Marc, I happen to have a CD called La Musique de la Bible Revélée which attempts to recreate ancient Hebrew music. The liner notes describe the work of Suzanne Haik Vantoura and her argument that "the Hebrew Bible is in its entirety an immense vocal score; the musical signs are indeed notated on either side of the Hebrew text, but these signs had become as hermetically sealed as Egyptian hieroglyphics before the work of Champollion....she revealed the significance of the musical signs and finally revived and transcribed in modern notation the music which was revealed to her following methodical deciphering...."

That disc is on the Harmonia Mundia France label, and I have another in the series called Musique de la Grèce Antique which, according to the liner notes, is "the rare fragments of music which have come down to us from Ancient Greece....nothing remains of its [Hellenic] music...but these sparse fragments miraculously preserved in a few papyri and marbles and in other documents copied in the middle ages, the Renaissance and the Baroque era..."

Fascinating works! I used to use both CDs when I was a HS history teacher. Actually at least once a week for each of my classes I usually played some kind of classical music at the beginning of class for about 5 minutes, often completely unrelated to the lesson but great for resetting their minds and opening their ears and all the neural pathways music stimulates. The kids would sit silently and listen. Other teachers would ask me "how do you do it?" and my only thoughts could be the kids must recognize I am sincere and totally into the music, and perhaps my long hair (at that time) helped make classical "cool"?

Marc in Eugene said...

Had seen this article at the Times for a couple of days and finally read it-- the videos of the 'singing roads' (two videos there, one from Friesland and the other from California where they tried twice to install some Rossini, ahem) are amusing, and the cluelessness of the bureaucrats pretty amusing too, if only you don't live in an area immediately subject to it. I know you don't read 'Hell's Bible' (as Fr Zuhlsdorf calls it), so this link takes you to a Dutch news site; I don't read Dutch but it is amusing, and more of the tune is audible than in the NYT snippet. "Zingende weg maakt Friezen gek", the singing road makes Friesians gek, well, we get the sense of gek pretty easily.

Bryan Townsend said...

I don't doubt for a minute that prefacing a class with a brief bit of classical music would put your students in an entirely different mental space, a more receptive one! Good idea, Will.

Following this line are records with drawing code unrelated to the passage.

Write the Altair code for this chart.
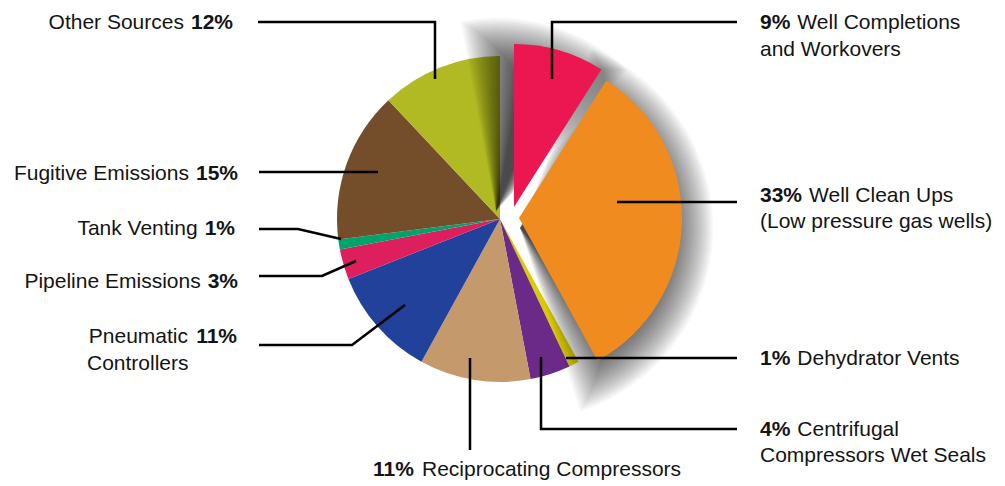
import math
import altair as alt
import pandas as pd

# ---------------- data ----------------
categories = [
    "Well Completions and Workovers",
    "Well Clean Ups (Low pressure gas wells)",
    "Dehydrator Vents",
    "Centrifugal Compressors Wet Seals",
    "Reciprocating Compressors",
    "Pneumatic Controllers",
    "Pipeline Emissions",
    "Tank Venting",
    "Fugitive Emissions",
    "Other Sources",
]
shares = [9, 33, 1, 4, 11, 11, 3, 1, 15, 12]
colors = ["#EC1651", "#F08B1F", "#D9CB00", "#6B2A87", "#C49A6C",
          "#22419A", "#DD1F5E", "#00A36C", "#744E2B", "#B1BA22"]
label_line1 = ["Well Completions", "Well Clean Ups", "Dehydrator Vents", "Centrifugal",
               "Reciprocating Compressors", "Pneumatic", "Pipeline Emissions",
               "Tank Venting", "Fugitive Emissions", "Other Sources"]
label_line2 = ["and Workovers", "(Low pressure gas wells)", "", "Compressors Wet Seals",
               "", "Controllers", "", "", "", ""]

# ---------------- layout / style (pixel positions of the reference) ----------------
FONT = "Liberation Sans, Arial, sans-serif"
FS = 21
GAP = 7
CX, CY, R = 500, 219, 163
explode = {categories[0]: (14, -12), categories[1]: (19, -1)}
# soft drop shadow under the exploded slices (offset per slice, blur, opacity per layer)
shadow_offset = {categories[0]: (-18, 4), categories[1]: (1, 10)}
SH_BLUR, SH_STEP, SH_OPACITY = 30, 2, 0.036
# label anchor: (side, x, baseline y, line2 x, line2 y)
label_pos = {
    categories[0]: ("R", 760, 29, 760, 56),
    categories[1]: ("R", 760, 202, 760, 228),
    categories[2]: ("R", 760, 365, None, None),
    categories[3]: ("R", 760, 436, 760, 462),
    categories[4]: ("R", 373, 476, None, None),
    categories[5]: ("L", 237, 343, 87, 370),
    categories[6]: ("L", 238, 288, None, None),
    categories[7]: ("L", 235, 235, None, None),
    categories[8]: ("L", 238, 180, None, None),
    categories[9]: ("L", 233, 29, None, None),
}
leaders = {
    categories[0]: [(552, 79), (552, 22), (737, 22)],
    categories[1]: [(617, 202), (737, 202)],
    categories[2]: [(566, 358), (737, 358)],
    categories[3]: [(541, 357), (541, 429), (737, 429)],
    categories[4]: [(470, 358), (470, 450)],
    categories[5]: [(405, 305), (352, 345), (259, 345)],
    categories[6]: [(356, 261), (322, 276), (259, 276)],
    categories[7]: [(341, 239), (298, 229), (259, 229)],
    categories[8]: [(378, 172), (259, 172)],
    categories[9]: [(435, 79), (435, 22), (258, 22)],
}


def bold_width(s):
    return sum(0.556 if c.isdigit() else 0.889 for c in s) * FS


# ---------------- tables ----------------
rows = []
acc = 0
for cat, v in zip(categories, shares):
    dx, dy = explode.get(cat, (0, 0))
    rows.append(dict(cat=cat, share=v, start=acc, end=acc + v,
                     cx=CX + dx, cy=CY + dy, exploded=cat in explode))
    acc += v
slices = pd.DataFrame(rows)

shadow_rows = []
for s in range(-SH_BLUR, SH_BLUR + 1, SH_STEP):
    d = s / (2 * math.pi * R) * 100
    for r in rows:
        if r["exploded"]:
            ox, oy = shadow_offset[r["cat"]]
            shadow_rows.append(dict(start=r["start"] - d, end=r["end"] + d,
                                    cx=r["cx"] + ox, cy=r["cy"] + oy, rad=R + s))
shadow = pd.DataFrame(shadow_rows)

text_rows = []
for cat, v, l1, l2 in zip(categories, shares, label_line1, label_line2):
    side, x, y, x2, y2 = label_pos[cat]
    pct = f"{v}%"
    w = bold_width(pct)
    if side == "R":
        text_rows.append(dict(text=pct, x=x, y=y, bold=True, align="left"))
        text_rows.append(dict(text=l1, x=x + w + GAP, y=y, bold=False, align="left"))
    else:
        text_rows.append(dict(text=pct, x=x, y=y, bold=True, align="right"))
        text_rows.append(dict(text=l1, x=x - w - GAP, y=y, bold=False, align="right"))
    if l2:
        text_rows.append(dict(text=l2, x=x2, y=y2, bold=False, align="left"))
texts = pd.DataFrame(text_rows)

line_rows = []
for cat, pts in leaders.items():
    for i, (px, py) in enumerate(pts):
        line_rows.append(dict(cat=cat, order=i, x=px, y=py))
lines = pd.DataFrame(line_rows)

# ---------------- chart ----------------
W, H = 989, 477
xs = alt.Scale(domain=[8, 8 + W], nice=False, zero=False)
ys = alt.Scale(domain=[8, 8 + H], nice=False, zero=False, reverse=True)
ts = alt.Scale(domain=[0, 100], range=[0, 2 * math.pi])
cs = alt.Scale(domain=categories, range=colors)

X = alt.X("cx:Q", scale=xs, axis=None)
Y = alt.Y("cy:Q", scale=ys, axis=None)

base = alt.Chart(slices).encode(
    theta=alt.Theta("start:Q", scale=ts),
    theta2="end:Q",
    x=X, y=Y,
    color=alt.Color("cat:N", scale=cs, legend=None),
)
pie_main = base.transform_filter("!datum.exploded").mark_arc(radius=R)
pie_expl = base.transform_filter("datum.exploded").mark_arc(radius=R)

shadow_layer = alt.Chart(shadow).mark_arc(color="black", opacity=SH_OPACITY).encode(
    theta=alt.Theta("start:Q", scale=ts),
    theta2="end:Q",
    radius=alt.Radius("rad:Q", scale=None),
    x=X, y=Y,
)

leader_layer = alt.Chart(lines).mark_line(color="black", strokeWidth=2.5,
                                          strokeJoin="miter", strokeCap="butt").encode(
    x=alt.X("x:Q", scale=xs, axis=None),
    y=alt.Y("y:Q", scale=ys, axis=None),
    detail="cat:N",
    order="order:Q",
)


def text_layer(bold, align):
    return alt.Chart(texts).transform_filter(
        f"datum.bold == {str(bold).lower()} && datum.align == '{align}'"
    ).mark_text(font=FONT, fontSize=FS, fontWeight="bold" if bold else "normal",
                align=align, baseline="alphabetic", color="#141414").encode(
        x=alt.X("x:Q", scale=xs, axis=None),
        y=alt.Y("y:Q", scale=ys, axis=None),
        text="text:N",
    )


chart = alt.layer(
    pie_main, shadow_layer, pie_expl, leader_layer,
    text_layer(True, "left"), text_layer(True, "right"),
    text_layer(False, "left"), text_layer(False, "right"),
).properties(width=W, height=H, padding=0, autosize=alt.AutoSizeParams(type="none")
).configure_view(stroke=None)

chart.save("out.html", embed_options={"renderer": "svg", "actions": False})
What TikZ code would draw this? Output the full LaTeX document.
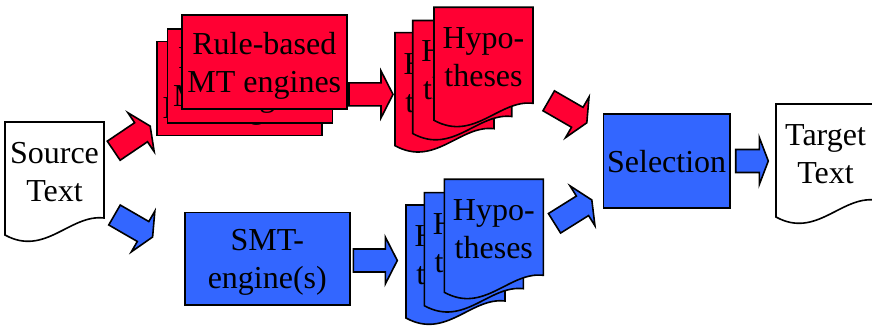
\documentclass[tikz,border=0pt]{standalone}
\usepackage{fontspec}
\setmainfont{Liberation Serif}

\definecolor{mtred}{RGB}{255,0,51}
\definecolor{mtblue}{RGB}{51,102,255}

% last line of a multi-line label without depth, so the text sits optically centred
\newcommand\nodepth[1]{\raisebox{0pt}[\height][0pt]{#1}}

\tikzset{
  outline/.style={draw=black, line width=1.6pt, line join=miter},
  txt/.style={font=\fontsize{32}{38}\selectfont, align=center, inner sep=0pt},
  enginebox/.style={outline, rectangle, txt, minimum width=165, minimum height=94, anchor=north west},
}

% document symbol: top-left corner, fill colour, node name, text
\newcommand\docsym[5]{%
  \begin{scope}[shift={(#1,#2)}]
    \draw[outline, fill=#3] (0,0) -- (99,0) -- (99,96)
      .. controls (65,92) and (40,135) .. (0,113) -- cycle;
    \node[txt] (#4) at (49.5,50) {#5};
  \end{scope}}

% block arrow: fill colour, tail centre, direction, length, head length
\newcommand\blockarrow[5]{%
  \draw[outline, fill=#1, shift={(#2)}, rotate=#3]
    (0,-11.5) -- (#4-#5,-11.5) -- (#4-#5,-23.5) -- (#4,0)
    -- (#4-#5,23.5) -- (#4-#5,11.5) -- (0,11.5) -- cycle;}

\begin{document}
\begin{tikzpicture}[x=1pt, y=-1pt]
  \useasboundingbox (0,0) rectangle (872,328);

  % source and target documents
  \docsym{5}{122}{white}{src}{Source\\\nodepth{Text}}
  \docsym{776}{104}{white}{tgt}{Target\\\nodepth{Text}}

  % rule-based engines (stack)
  \node[enginebox, fill=mtred] (rb3) at (156.3,40.7) {Rule-based\\\nodepth{MT engines}};
  \node[enginebox, fill=mtred] (rb2) at (166.7,28.5) {Rule-based\\\nodepth{MT engines}};
  \node[enginebox, fill=mtred] (rb1) at (181,14.3) {Rule-based\\\nodepth{MT engines}};

  % statistical engine
  \node[enginebox, fill=mtblue, minimum height=92.6] (smt) at (184,211.7) {SMT-\\\nodepth{engine(s)}};

  % selection
  \node[enginebox, fill=mtblue, minimum width=126.3] (sel) at (602.7,113.3) {Selection};

  % hypotheses of the rule-based engines
  \docsym{395}{32.7}{mtred}{rh3}{Hypo-\\\nodepth{theses}}
  \docsym{412.7}{20.5}{mtred}{rh2}{Hypo-\\\nodepth{theses}}
  \docsym{434}{7.3}{mtred}{rh1}{Hypo-\\\nodepth{theses}}

  % hypotheses of the statistical engine
  \docsym{406}{205}{mtblue}{bh3}{Hypo-\\\nodepth{theses}}
  \docsym{424.3}{192.7}{mtblue}{bh2}{Hypo-\\\nodepth{theses}}
  \docsym{444.3}{179.3}{mtblue}{bh1}{Hypo-\\\nodepth{theses}}

  % flow arrows
  \blockarrow{mtred}{113.7,150.7}{34}{44}{11}
  \blockarrow{mtred}{349,94.4}{0}{44}{12}
  \blockarrow{mtred}{548.7,100.8}{-30}{44}{11}
  \blockarrow{mtblue}{114.5,215}{-30}{44}{11}
  \blockarrow{mtblue}{353.3,260.5}{0}{44}{12}
  \blockarrow{mtblue}{554.5,223.3}{32}{44}{11}
  \blockarrow{mtblue}{735.7,161}{0}{32.6}{9}
\end{tikzpicture}
\end{document}
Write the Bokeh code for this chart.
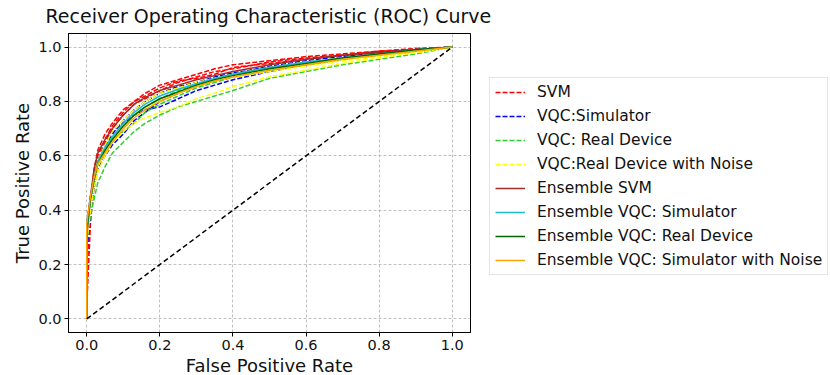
from bokeh.plotting import figure
from bokeh.layouts import row, column
from bokeh.models import Legend, LegendItem, Range1d, FixedTicker, CustomJSTickFormatter, Title
from bokeh.embed import file_html
from bokeh.resources import INLINE

# Shared false-positive-rate grid
fpr = [0, 0, 0.01, 0.02, 0.03, 0.05, 0.07, 0.1, 0.13, 0.16, 0.2, 0.25, 0.3, 0.35, 0.4, 0.5, 0.6, 0.7, 0.8, 0.9, 1.0]

# Per-fold ROC curves (TPR) for base models
svm_1 = [0, 0.15, 0.42, 0.55, 0.62, 0.68, 0.72, 0.77, 0.80, 0.83, 0.86, 0.88, 0.90, 0.92, 0.935, 0.95, 0.965, 0.975, 0.985, 0.99, 1]
svm_2 = [0, 0.05, 0.35, 0.50, 0.58, 0.65, 0.70, 0.75, 0.79, 0.81, 0.84, 0.87, 0.89, 0.91, 0.92, 0.945, 0.96, 0.97, 0.98, 0.99, 1]
svm_3 = [0, 0.25, 0.40, 0.52, 0.60, 0.66, 0.71, 0.76, 0.80, 0.82, 0.85, 0.875, 0.885, 0.90, 0.925, 0.94, 0.955, 0.97, 0.985, 0.995, 1]

vqc_sim_1 = [0, 0.30, 0.40, 0.48, 0.55, 0.60, 0.64, 0.68, 0.73, 0.76, 0.80, 0.83, 0.86, 0.88, 0.90, 0.93, 0.95, 0.965, 0.98, 0.99, 1]
vqc_sim_2 = [0, 0.25, 0.38, 0.50, 0.57, 0.63, 0.68, 0.73, 0.77, 0.80, 0.83, 0.855, 0.87, 0.89, 0.905, 0.925, 0.94, 0.96, 0.975, 0.99, 1]
vqc_sim_3 = [0, 0.35, 0.45, 0.52, 0.58, 0.64, 0.69, 0.72, 0.75, 0.77, 0.78, 0.81, 0.84, 0.86, 0.88, 0.91, 0.935, 0.955, 0.975, 0.99, 1]

vqc_real_1 = [0, 0.30, 0.38, 0.44, 0.50, 0.56, 0.61, 0.65, 0.69, 0.72, 0.75, 0.78, 0.80, 0.82, 0.84, 0.885, 0.91, 0.935, 0.955, 0.975, 1]
vqc_real_2 = [0, 0.28, 0.42, 0.50, 0.56, 0.62, 0.67, 0.71, 0.75, 0.78, 0.81, 0.84, 0.86, 0.88, 0.90, 0.92, 0.94, 0.96, 0.975, 0.99, 1]
vqc_real_3 = [0, 0.35, 0.44, 0.52, 0.58, 0.63, 0.66, 0.69, 0.72, 0.76, 0.79, 0.82, 0.85, 0.87, 0.89, 0.915, 0.935, 0.955, 0.97, 0.985, 1]

vqc_noise_1 = [0, 0.28, 0.40, 0.48, 0.54, 0.60, 0.65, 0.69, 0.72, 0.74, 0.76, 0.78, 0.81, 0.83, 0.855, 0.89, 0.915, 0.94, 0.96, 0.98, 1]
vqc_noise_2 = [0, 0.32, 0.43, 0.52, 0.58, 0.64, 0.69, 0.73, 0.77, 0.80, 0.83, 0.85, 0.87, 0.885, 0.90, 0.925, 0.945, 0.96, 0.975, 0.99, 1]
vqc_noise_3 = [0, 0.30, 0.42, 0.50, 0.56, 0.62, 0.67, 0.71, 0.75, 0.78, 0.80, 0.83, 0.86, 0.88, 0.89, 0.91, 0.93, 0.95, 0.965, 0.98, 1]

# Ensemble ROC curves
ens_svm = [0, 0.30, 0.45, 0.55, 0.61, 0.66, 0.70, 0.75, 0.79, 0.815, 0.84, 0.86, 0.88, 0.895, 0.91, 0.935, 0.955, 0.97, 0.98, 0.99, 1]
ens_vqc_sim = [0, 0.32, 0.44, 0.52, 0.58, 0.63, 0.67, 0.72, 0.76, 0.79, 0.82, 0.845, 0.865, 0.885, 0.90, 0.925, 0.945, 0.96, 0.975, 0.99, 1]
ens_vqc_real = [0, 0.33, 0.44, 0.51, 0.57, 0.62, 0.66, 0.71, 0.75, 0.78, 0.81, 0.835, 0.86, 0.88, 0.895, 0.92, 0.94, 0.96, 0.975, 0.99, 1]
ens_vqc_noise = [0, 0.35, 0.45, 0.52, 0.57, 0.61, 0.65, 0.70, 0.74, 0.77, 0.80, 0.83, 0.855, 0.875, 0.89, 0.915, 0.935, 0.955, 0.97, 0.985, 1]

chance_x = [0, 1]
chance_y = [0, 1]

base_series = [
    ("SVM", "#ff0000", [svm_1, svm_2, svm_3]),
    ("VQC:Simulator", "#0000ff", [vqc_sim_1, vqc_sim_2, vqc_sim_3]),
    ("VQC: Real Device", "#32cd32", [vqc_real_1, vqc_real_2, vqc_real_3]),
    ("VQC:Real Device with Noise", "#ffff00", [vqc_noise_1, vqc_noise_2, vqc_noise_3]),
]
ens_series = [
    ("Ensemble SVM", "#a52a2a", ens_svm),
    ("Ensemble VQC: Simulator", "#17becf", ens_vqc_sim),
    ("Ensemble VQC: Real Device", "#006400", ens_vqc_real),
    ("Ensemble VQC: Simulator with Noise", "#ffa500", ens_vqc_noise),
]

TITLE = "Receiver Operating Characteristic (ROC) Curve"
FONT = "DejaVu Sans"
DASH = "5 2"

# ---- title strip ----
tf = figure(width=830, height=32, output_backend="svg", toolbar_location=None,
            x_range=Range1d(0, 1), y_range=Range1d(0, 1), min_border=0,
            outline_line_color=None, title=None)
tf.axis.visible = False
tf.grid.visible = False
t = Title(text=TITLE, text_font=FONT, text_font_size="19px", text_font_style="normal",
          text_color="#111111", align="left", offset=45, standoff=4)
tf.add_layout(t, "above")

# ---- main plot ----
p = figure(frame_width=402, frame_height=299, output_backend="svg", toolbar_location=None,
           x_range=Range1d(-0.05, 1.05), y_range=Range1d(-0.05, 1.05),
           min_border_left=68, min_border_right=2, min_border_top=1, min_border_bottom=43)

for label, color, curves in base_series:
    for tpr in curves:
        p.line(fpr, tpr, line_color=color, line_width=1.5, line_dash=DASH)
for label, color, tpr in ens_series:
    p.line(fpr, tpr, line_color=color, line_width=1.5)

p.line(chance_x, chance_y, line_color="black", line_width=1.5, line_dash="5 3")

fmt = CustomJSTickFormatter(code="return tick.toFixed(1);")
for ax, lab in ((p.xaxis[0], "False Positive Rate"), (p.yaxis[0], "True Positive Rate")):
    ax.axis_label = lab
    ax.axis_label_text_font = FONT
    ax.axis_label_text_font_size = "18px"
    ax.axis_label_text_font_style = "normal"
    ax.axis_label_text_color = "#111111"
    ax.major_label_text_font = FONT
    ax.major_label_text_font_size = "14.5px"
    ax.major_label_text_color = "#111111"
    ax.ticker = FixedTicker(ticks=[0, 0.2, 0.4, 0.6, 0.8, 1.0])
    ax.formatter = fmt
    ax.minor_tick_line_color = None
    ax.major_tick_in = 0
    ax.major_tick_out = 4
    ax.axis_line_color = "black"
    ax.major_tick_line_color = "black"
    ax.axis_label_standoff = 2
    ax.major_label_standoff = 3

p.outline_line_color = "black"
p.outline_line_alpha = 1
p.grid.grid_line_color = "#b0b0b0"
p.grid.grid_line_dash = "3 2"
p.grid.grid_line_width = 0.8

# ---- legend panel to the right of the plot ----
lp = figure(width=358, height=343, output_backend="svg", toolbar_location=None,
            x_range=Range1d(0, 1), y_range=Range1d(0, 1),
            min_border=0, outline_line_color=None)
lp.axis.visible = False
lp.grid.visible = False

items = []
for label, color, curves in base_series:
    r = lp.line([-10, -9], [-10, -9], line_color=color, line_width=1.5, line_dash=DASH)
    items.append(LegendItem(label=label, renderers=[r]))
for label, color, tpr in ens_series:
    r = lp.line([-10, -9], [-10, -9], line_color=color, line_width=1.5)
    items.append(LegendItem(label=label, renderers=[r]))

legend = Legend(items=items, location=(17, 54))
legend.label_text_font = FONT
legend.label_text_font_size = "15.5px"
legend.label_text_color = "#111111"
legend.glyph_width = 30
legend.glyph_height = 16
legend.label_height = 16
legend.label_standoff = 12
legend.spacing = 6
legend.padding = 5
legend.margin = 0
legend.border_line_color = "#cccccc"
legend.border_line_width = 1
legend.background_fill_alpha = 1
lp.add_layout(legend)

layout = column(tf, row(p, lp, spacing=0), spacing=0)
open("out.html", "w").write(file_html(layout, INLINE))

Thanks, Marc. I have not heard of this before. It reminds me of a skateboarder who meticulously set up gazillions of bottles filled with different levels of water so that when he skated by, little rods on either side would strike the bottles, playing Mozart. But god, how absurdly idiotic to think that you should install a singing road guaranteed to drive the neighbors crazy. There should be laws against sound pollution. I have long thought that the drivers of boom box cars should be summarily executed...

Marc in Eugene said...

Thanks, Will! that is the CD I had listened to. Yes, SHV spent many years making a 'singing edition' of the Hebrew Bible (the Wikipedia page, here, includes lots more information) certain that she had deciphered the 'cantillation marks' made on Masoretic text MSS. No idea myself of course but the world being what it is I suppose it is more likely that she created a wonderful artefact of the creative imagination than that she accomplished what she thought she was accomplishing-- I don't keep up with musicological researches. On the other hand, what a triumph, were it so, of a marginalised female music education teacher.... When I can I think I must find a copy of that CD to add to my small library. You must have been a well-loved teacher, I think!

Will Wilkin said...

I find her thesis quite plausible, ie, that Hebrew traditions and what eventually became literature is much older than written Hebrew and thus, like oral traditions in any old culture, was originally preserved and transmitted as song by gifted cantors with musical memories. Not so different from the Homeric literature. How much of the Old Testament was preserved this way (and how accurately) is far beyond my expertise, but I can imagine that' just as with spoken language, time and geographic divergence of expanding populations leads to morphing and multiple versions. So this or that manuscript might not be the only one. I guess Torah and Talmud scholars would know a lot about such questions, but I don't.